start Dataset section

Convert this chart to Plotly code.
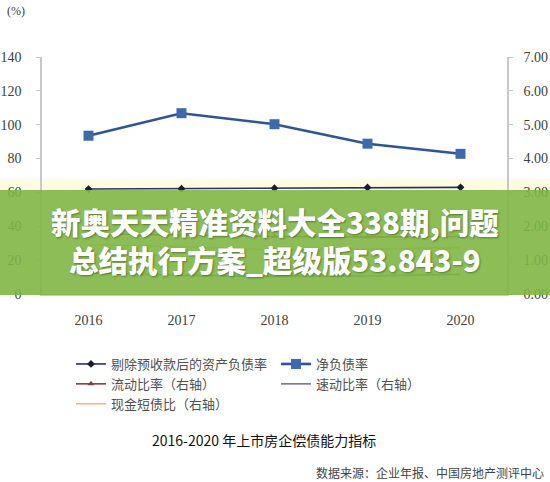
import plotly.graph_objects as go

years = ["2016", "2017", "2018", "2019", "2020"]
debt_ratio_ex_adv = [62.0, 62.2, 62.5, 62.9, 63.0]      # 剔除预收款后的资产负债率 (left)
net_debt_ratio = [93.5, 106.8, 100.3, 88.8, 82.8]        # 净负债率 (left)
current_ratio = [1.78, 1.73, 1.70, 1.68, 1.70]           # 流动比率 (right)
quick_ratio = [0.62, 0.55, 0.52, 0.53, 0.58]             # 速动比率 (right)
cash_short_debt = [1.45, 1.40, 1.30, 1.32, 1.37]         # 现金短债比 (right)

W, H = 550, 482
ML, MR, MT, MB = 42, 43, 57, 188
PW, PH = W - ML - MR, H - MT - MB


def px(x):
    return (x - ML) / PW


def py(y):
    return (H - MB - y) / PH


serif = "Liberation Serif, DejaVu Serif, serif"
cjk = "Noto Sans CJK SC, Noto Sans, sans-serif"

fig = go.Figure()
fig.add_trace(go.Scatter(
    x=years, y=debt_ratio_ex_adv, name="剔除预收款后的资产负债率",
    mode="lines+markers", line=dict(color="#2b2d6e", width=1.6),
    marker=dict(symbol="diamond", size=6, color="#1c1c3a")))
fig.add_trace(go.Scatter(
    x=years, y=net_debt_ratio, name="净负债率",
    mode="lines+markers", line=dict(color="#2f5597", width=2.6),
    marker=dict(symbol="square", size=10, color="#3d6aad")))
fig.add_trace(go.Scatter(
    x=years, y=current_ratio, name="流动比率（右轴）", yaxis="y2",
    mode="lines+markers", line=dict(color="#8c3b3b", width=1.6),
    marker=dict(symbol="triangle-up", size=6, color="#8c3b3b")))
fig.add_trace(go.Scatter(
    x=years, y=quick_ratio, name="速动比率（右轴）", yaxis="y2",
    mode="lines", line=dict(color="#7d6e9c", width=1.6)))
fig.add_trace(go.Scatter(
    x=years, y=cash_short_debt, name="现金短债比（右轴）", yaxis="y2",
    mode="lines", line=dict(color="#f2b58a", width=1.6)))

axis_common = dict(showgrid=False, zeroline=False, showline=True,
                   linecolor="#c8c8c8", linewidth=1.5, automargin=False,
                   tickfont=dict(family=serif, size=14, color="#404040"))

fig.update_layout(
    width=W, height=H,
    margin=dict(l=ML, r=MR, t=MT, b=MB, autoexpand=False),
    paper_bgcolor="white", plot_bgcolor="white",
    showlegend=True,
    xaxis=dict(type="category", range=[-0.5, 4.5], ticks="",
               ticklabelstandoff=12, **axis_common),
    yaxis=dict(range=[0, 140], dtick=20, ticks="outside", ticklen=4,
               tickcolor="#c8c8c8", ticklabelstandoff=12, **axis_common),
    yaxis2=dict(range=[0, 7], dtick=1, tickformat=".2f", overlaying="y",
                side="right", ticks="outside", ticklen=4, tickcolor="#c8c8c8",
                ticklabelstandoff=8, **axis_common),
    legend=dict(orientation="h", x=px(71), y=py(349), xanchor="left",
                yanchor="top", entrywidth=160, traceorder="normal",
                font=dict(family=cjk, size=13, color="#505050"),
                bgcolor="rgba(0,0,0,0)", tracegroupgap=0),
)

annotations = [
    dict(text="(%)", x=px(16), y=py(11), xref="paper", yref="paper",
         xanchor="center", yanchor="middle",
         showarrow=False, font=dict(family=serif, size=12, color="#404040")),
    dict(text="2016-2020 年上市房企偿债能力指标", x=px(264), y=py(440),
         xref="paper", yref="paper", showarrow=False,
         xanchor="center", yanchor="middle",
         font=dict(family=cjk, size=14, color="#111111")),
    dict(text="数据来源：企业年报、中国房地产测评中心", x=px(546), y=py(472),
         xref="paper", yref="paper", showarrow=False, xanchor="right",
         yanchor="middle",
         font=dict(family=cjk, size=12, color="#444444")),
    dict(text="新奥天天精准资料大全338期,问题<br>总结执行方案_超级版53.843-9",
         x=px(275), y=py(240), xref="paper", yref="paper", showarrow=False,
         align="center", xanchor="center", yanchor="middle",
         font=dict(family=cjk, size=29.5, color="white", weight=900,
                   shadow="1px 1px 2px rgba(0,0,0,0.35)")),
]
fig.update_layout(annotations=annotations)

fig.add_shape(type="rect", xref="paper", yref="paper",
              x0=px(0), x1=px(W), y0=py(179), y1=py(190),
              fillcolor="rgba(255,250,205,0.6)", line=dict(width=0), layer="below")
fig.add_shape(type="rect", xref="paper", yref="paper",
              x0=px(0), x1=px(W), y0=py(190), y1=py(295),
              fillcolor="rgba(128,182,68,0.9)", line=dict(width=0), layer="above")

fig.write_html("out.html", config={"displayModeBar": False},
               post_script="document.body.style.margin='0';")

end Dataset section

Written exercise >>
Skip the pictures, please, and transcribe only the lines from the beginning of the material through the one that contains "return (H - MB - y) / PH".

Written reply >>
Convert this chart to Plotly code.
import plotly.graph_objects as go

years = ["2016", "2017", "2018", "2019", "2020"]
debt_ratio_ex_adv = [62.0, 62.2, 62.5, 62.9, 63.0]      # 剔除预收款后的资产负债率 (left)
net_debt_ratio = [93.5, 106.8, 100.3, 88.8, 82.8]        # 净负债率 (left)
current_ratio = [1.78, 1.73, 1.70, 1.68, 1.70]           # 流动比率 (right)
quick_ratio = [0.62, 0.55, 0.52, 0.53, 0.58]             # 速动比率 (right)
cash_short_debt = [1.45, 1.40, 1.30, 1.32, 1.37]         # 现金短债比 (right)

W, H = 550, 482
ML, MR, MT, MB = 42, 43, 57, 188
PW, PH = W - ML - MR, H - MT - MB


def px(x):
    return (x - ML) / PW


def py(y):
    return (H - MB - y) / PH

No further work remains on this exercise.